La legge del tempo ha falcidiato molti testimoni diretti. Qualcuno è rimasto, memoria vivente del “giorno di Mattei”. La sua panetteria è un negozio storico. Romano Zucchini abita a Bascapè dal 1961. Ottantotto primavere portate con energia, memoria nitida. «Era sull'angolo della piazza con il mio amico Pietro Gariboldi. Parlavamo di lavoro. C'era un gran temporale, acqua, fulmini. L'aereo è arrivato da sinistra, andava verso Milano. “Quel lì l'è mat, ho pensato, con questo tempo non gli fanno fare l'atterraggio”. A un certo punto non si è più sentito. Ha girato, è tornato. Andava sulla sinistra, verso Landriano. Un momento prima che uscisse mia moglie per avvisarmi che era pronta la cena, abbiamo visto come un bagliore. Un attimo, come una lampadina che si accende e subito dopo si spegne. Era un bagliore fermo, fisso. Non era un fulmine. Era un bagliore differente. Ce l'ho sempre davanti agli occhi. Non abbiamo sentito nessun rumore, c'erano i tuoni. L'aereo non l'abbiamo più né visto né sentito. Per me era scoppiato in aria. Verso le tre di notte si sono presentati due carabinieri a cercare qualcosa da mangiare. Abbiamo saputo allora che era caduto l'aereo di Mattei».

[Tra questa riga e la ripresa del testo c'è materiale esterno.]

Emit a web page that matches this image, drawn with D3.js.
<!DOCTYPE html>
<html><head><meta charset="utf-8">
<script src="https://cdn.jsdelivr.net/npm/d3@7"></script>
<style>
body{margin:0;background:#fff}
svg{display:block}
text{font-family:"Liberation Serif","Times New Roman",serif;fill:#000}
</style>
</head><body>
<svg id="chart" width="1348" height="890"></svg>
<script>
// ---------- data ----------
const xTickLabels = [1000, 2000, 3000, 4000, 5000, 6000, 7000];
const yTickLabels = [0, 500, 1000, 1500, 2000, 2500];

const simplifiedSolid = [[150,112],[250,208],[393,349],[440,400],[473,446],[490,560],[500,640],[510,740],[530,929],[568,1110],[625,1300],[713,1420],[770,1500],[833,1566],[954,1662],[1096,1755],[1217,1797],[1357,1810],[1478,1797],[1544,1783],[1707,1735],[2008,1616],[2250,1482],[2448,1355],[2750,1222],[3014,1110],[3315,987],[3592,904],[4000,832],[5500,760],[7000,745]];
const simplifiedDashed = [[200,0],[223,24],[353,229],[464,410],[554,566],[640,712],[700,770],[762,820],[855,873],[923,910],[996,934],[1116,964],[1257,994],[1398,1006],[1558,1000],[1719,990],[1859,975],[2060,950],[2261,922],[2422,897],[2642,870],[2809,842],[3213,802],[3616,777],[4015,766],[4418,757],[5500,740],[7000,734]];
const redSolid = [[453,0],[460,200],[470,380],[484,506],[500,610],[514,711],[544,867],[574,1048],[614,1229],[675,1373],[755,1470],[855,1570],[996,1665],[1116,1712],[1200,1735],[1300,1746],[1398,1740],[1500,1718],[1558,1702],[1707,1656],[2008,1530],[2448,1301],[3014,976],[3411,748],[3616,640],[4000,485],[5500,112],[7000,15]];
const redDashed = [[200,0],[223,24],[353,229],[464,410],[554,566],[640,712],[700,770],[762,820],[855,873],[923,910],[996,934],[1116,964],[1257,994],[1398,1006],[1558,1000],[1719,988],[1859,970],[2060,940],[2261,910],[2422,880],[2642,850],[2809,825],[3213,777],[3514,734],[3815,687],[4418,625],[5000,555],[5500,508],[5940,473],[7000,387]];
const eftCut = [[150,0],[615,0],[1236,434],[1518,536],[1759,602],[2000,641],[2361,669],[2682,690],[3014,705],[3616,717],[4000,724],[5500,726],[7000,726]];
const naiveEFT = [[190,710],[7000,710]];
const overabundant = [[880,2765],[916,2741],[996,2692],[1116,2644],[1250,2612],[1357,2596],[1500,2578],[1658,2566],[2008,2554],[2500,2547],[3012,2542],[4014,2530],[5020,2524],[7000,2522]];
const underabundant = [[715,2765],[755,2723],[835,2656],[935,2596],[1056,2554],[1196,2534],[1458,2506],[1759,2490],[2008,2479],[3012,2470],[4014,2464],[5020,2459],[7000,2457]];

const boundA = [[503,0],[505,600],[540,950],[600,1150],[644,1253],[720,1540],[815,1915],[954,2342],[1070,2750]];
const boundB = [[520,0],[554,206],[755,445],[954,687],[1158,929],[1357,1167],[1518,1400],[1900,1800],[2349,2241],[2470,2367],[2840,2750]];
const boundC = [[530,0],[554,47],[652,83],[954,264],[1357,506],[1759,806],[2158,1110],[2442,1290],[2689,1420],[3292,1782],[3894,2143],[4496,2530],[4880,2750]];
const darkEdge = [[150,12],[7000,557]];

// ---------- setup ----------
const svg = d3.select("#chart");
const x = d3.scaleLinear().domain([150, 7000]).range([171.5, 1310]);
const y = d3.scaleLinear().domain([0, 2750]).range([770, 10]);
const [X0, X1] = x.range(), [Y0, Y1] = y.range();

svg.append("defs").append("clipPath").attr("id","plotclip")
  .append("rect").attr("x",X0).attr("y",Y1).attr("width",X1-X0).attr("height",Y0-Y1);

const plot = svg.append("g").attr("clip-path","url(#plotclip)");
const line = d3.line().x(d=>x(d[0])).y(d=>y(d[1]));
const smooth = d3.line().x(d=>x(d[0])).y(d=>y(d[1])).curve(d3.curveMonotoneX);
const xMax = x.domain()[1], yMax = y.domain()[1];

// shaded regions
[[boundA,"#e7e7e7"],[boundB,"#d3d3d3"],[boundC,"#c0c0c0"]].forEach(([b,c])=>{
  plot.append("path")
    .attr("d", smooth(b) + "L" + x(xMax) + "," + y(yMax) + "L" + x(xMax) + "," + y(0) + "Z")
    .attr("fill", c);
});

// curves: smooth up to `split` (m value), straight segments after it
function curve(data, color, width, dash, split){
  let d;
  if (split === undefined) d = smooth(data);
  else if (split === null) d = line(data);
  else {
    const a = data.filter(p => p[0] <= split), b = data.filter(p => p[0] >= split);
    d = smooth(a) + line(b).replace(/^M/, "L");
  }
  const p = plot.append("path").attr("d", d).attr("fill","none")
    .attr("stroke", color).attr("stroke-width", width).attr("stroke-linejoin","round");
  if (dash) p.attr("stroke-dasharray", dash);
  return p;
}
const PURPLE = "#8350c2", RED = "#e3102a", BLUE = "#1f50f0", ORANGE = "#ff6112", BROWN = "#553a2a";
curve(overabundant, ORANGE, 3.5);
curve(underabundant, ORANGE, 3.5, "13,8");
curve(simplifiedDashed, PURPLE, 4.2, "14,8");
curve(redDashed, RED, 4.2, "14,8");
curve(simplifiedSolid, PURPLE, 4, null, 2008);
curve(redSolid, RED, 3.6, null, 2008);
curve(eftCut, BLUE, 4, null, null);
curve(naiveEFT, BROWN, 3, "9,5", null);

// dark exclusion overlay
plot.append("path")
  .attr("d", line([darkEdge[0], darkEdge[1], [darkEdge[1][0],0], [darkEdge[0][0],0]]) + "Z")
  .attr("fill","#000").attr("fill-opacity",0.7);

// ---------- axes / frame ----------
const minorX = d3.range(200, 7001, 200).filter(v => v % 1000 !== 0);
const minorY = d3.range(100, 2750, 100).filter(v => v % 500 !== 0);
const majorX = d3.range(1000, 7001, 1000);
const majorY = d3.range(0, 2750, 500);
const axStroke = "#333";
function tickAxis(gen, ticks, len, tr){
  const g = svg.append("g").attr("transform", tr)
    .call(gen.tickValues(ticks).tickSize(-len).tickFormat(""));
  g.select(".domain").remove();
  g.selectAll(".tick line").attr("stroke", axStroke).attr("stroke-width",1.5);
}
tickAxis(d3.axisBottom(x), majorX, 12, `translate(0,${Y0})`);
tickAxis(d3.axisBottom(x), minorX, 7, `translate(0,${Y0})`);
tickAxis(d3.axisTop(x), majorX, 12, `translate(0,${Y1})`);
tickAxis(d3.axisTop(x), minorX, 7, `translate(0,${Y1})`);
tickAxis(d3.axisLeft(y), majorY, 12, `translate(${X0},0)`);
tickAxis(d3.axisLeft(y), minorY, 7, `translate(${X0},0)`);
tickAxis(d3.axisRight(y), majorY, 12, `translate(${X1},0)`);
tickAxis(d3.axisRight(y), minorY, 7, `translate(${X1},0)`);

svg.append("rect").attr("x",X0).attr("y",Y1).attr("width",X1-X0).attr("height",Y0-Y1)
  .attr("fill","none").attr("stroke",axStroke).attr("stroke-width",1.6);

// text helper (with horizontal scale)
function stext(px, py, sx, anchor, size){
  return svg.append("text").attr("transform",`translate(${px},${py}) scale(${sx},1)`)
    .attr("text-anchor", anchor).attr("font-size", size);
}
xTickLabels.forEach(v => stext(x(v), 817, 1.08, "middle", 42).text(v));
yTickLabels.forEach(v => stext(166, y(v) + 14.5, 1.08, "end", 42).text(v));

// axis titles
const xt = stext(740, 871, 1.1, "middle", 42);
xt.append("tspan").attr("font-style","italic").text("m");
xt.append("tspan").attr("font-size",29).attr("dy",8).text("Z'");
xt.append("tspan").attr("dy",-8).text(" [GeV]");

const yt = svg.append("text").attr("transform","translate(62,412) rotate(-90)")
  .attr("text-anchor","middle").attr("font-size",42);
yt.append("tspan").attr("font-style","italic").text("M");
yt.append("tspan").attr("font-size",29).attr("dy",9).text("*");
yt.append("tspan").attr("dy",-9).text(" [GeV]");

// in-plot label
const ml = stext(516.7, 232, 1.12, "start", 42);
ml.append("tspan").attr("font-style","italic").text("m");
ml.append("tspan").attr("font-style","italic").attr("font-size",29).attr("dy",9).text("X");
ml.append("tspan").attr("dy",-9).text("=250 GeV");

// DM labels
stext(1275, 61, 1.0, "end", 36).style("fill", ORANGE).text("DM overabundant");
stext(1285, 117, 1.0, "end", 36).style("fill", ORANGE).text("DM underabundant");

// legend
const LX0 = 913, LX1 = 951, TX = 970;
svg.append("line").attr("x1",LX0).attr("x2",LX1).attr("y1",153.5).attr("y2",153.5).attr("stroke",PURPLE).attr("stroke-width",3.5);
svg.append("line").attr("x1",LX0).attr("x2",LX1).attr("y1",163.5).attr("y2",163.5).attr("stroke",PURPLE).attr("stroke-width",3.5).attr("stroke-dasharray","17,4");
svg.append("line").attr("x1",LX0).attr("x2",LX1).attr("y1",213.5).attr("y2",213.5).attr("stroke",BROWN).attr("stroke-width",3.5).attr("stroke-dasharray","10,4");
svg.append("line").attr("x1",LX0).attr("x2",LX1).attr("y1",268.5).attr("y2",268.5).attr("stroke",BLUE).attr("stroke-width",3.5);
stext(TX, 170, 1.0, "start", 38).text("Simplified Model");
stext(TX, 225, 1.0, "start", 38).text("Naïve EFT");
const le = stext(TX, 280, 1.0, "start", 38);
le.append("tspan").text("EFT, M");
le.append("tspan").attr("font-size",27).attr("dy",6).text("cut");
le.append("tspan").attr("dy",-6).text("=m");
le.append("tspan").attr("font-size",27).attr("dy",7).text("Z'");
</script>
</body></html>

Luigina Panigada è la figlia di Pellegrino, con Mario Ronchi il primo testimone del rogo: «Hanno visto tutto quel fuoco. Negli anni a seguire mio padre ne parlava poco. Era uno che le cose le teneva per sé».

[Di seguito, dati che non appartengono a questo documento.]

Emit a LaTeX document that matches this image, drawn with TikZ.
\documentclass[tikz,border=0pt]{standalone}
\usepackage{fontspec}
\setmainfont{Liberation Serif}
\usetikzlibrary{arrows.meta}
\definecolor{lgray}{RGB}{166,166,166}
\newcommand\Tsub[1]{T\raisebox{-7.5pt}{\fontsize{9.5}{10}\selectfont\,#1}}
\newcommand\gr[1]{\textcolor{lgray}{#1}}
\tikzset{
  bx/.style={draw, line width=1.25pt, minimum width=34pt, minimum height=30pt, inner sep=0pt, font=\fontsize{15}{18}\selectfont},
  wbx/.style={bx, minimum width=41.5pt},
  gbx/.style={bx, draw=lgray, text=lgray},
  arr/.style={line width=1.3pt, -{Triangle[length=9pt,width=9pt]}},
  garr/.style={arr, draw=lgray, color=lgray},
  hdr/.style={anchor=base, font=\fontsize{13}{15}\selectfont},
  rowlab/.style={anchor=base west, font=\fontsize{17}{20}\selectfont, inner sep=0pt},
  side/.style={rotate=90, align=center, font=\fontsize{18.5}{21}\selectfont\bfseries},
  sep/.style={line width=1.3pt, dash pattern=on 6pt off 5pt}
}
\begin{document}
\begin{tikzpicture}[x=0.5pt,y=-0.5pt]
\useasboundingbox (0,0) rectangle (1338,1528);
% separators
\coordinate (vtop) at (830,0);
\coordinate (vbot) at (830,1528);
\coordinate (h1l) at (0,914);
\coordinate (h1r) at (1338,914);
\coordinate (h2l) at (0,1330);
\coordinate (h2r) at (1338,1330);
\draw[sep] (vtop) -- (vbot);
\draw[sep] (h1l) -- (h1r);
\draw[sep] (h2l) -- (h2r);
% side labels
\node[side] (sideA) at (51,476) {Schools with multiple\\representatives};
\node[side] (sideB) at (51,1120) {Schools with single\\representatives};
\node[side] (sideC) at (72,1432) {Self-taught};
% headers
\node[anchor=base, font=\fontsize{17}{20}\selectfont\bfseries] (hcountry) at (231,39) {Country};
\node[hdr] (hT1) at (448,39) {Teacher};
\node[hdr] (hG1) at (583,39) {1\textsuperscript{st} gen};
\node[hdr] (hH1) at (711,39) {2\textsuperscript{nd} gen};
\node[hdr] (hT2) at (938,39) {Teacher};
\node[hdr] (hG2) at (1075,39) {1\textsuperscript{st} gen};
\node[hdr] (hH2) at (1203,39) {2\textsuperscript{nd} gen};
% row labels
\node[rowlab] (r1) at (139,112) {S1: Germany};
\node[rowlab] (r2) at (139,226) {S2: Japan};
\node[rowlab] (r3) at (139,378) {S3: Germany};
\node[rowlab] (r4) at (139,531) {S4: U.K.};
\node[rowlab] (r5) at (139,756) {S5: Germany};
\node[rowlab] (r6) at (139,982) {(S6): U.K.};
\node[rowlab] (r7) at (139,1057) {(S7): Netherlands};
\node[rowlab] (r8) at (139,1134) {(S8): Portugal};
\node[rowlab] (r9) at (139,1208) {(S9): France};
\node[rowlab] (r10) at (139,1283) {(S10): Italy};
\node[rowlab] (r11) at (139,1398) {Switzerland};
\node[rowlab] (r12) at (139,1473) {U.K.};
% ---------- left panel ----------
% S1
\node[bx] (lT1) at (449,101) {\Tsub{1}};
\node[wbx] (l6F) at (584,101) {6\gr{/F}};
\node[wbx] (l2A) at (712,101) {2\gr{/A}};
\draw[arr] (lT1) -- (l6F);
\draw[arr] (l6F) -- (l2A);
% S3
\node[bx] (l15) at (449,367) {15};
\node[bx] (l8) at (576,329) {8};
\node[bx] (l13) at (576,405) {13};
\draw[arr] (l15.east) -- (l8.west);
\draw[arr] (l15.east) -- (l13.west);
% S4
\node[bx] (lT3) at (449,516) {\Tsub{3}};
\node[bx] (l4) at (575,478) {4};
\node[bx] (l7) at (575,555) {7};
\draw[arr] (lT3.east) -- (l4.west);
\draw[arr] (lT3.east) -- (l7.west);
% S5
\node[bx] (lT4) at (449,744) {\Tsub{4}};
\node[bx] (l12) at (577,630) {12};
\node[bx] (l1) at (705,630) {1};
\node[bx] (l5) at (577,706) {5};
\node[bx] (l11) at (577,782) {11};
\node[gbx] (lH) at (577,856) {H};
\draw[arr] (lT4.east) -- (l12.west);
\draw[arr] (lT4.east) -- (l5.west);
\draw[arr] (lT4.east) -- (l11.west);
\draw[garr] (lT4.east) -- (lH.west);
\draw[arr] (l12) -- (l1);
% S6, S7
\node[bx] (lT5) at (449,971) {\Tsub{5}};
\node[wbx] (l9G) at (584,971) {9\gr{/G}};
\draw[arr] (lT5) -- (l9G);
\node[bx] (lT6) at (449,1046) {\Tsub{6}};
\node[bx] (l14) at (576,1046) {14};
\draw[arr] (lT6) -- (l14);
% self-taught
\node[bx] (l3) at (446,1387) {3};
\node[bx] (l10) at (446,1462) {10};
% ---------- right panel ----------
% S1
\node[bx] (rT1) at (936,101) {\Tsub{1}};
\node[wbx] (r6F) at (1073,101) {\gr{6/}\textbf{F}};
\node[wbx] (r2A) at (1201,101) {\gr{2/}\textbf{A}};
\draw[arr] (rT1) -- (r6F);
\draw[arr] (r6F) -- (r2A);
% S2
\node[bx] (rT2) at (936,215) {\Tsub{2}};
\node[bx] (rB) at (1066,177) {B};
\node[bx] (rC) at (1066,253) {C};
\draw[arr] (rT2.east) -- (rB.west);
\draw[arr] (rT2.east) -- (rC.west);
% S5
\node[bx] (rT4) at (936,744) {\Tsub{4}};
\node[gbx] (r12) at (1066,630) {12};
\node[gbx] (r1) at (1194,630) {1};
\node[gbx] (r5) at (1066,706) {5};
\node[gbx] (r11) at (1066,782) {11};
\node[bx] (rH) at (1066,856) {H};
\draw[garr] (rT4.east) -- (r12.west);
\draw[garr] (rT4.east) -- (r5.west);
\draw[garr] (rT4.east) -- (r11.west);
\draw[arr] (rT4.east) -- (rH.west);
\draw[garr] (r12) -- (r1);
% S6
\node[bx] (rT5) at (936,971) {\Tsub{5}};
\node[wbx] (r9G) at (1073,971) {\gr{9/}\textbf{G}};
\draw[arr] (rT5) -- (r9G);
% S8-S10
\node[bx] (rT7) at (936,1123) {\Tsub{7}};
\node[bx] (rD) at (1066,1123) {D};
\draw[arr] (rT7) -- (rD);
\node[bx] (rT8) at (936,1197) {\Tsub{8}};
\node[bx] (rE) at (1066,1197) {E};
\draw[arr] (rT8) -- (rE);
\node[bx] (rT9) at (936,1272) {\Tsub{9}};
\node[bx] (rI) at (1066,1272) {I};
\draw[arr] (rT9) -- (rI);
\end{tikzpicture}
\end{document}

L'ultima foto di Enrico Mattei, prima che salisse sull'aereo che sarebbe precipitato

Gli occhi di una bambina di sette anni fissano la fine di un personaggio epocale e l'inizio del grande mistero. Patrizia Colmi aveva sette anni. «Abitavamo a Landriano, dove mio padre Luigi era daziere. Papà è tornato dal lavoro in auto. Faceva buio. Aveva già notato l'aereo in volo. Ce lo ha detto. La nostra casa guardava verso Bascapè. Eravamo tutti sulla veranda a guardare, io, il papà, la mamma. Ricordo qualcosa di luminoso nel cielo. Se dovessi riassumere adesso quello che pensavamo, direi che l'aereo aveva una direzione strana, sembrava impazzito. L'abbiamo seguito fino a quando non l'abbiamo perduto. Il giorno dopo abbiamo saputo di Mattei e abbiamo collegato».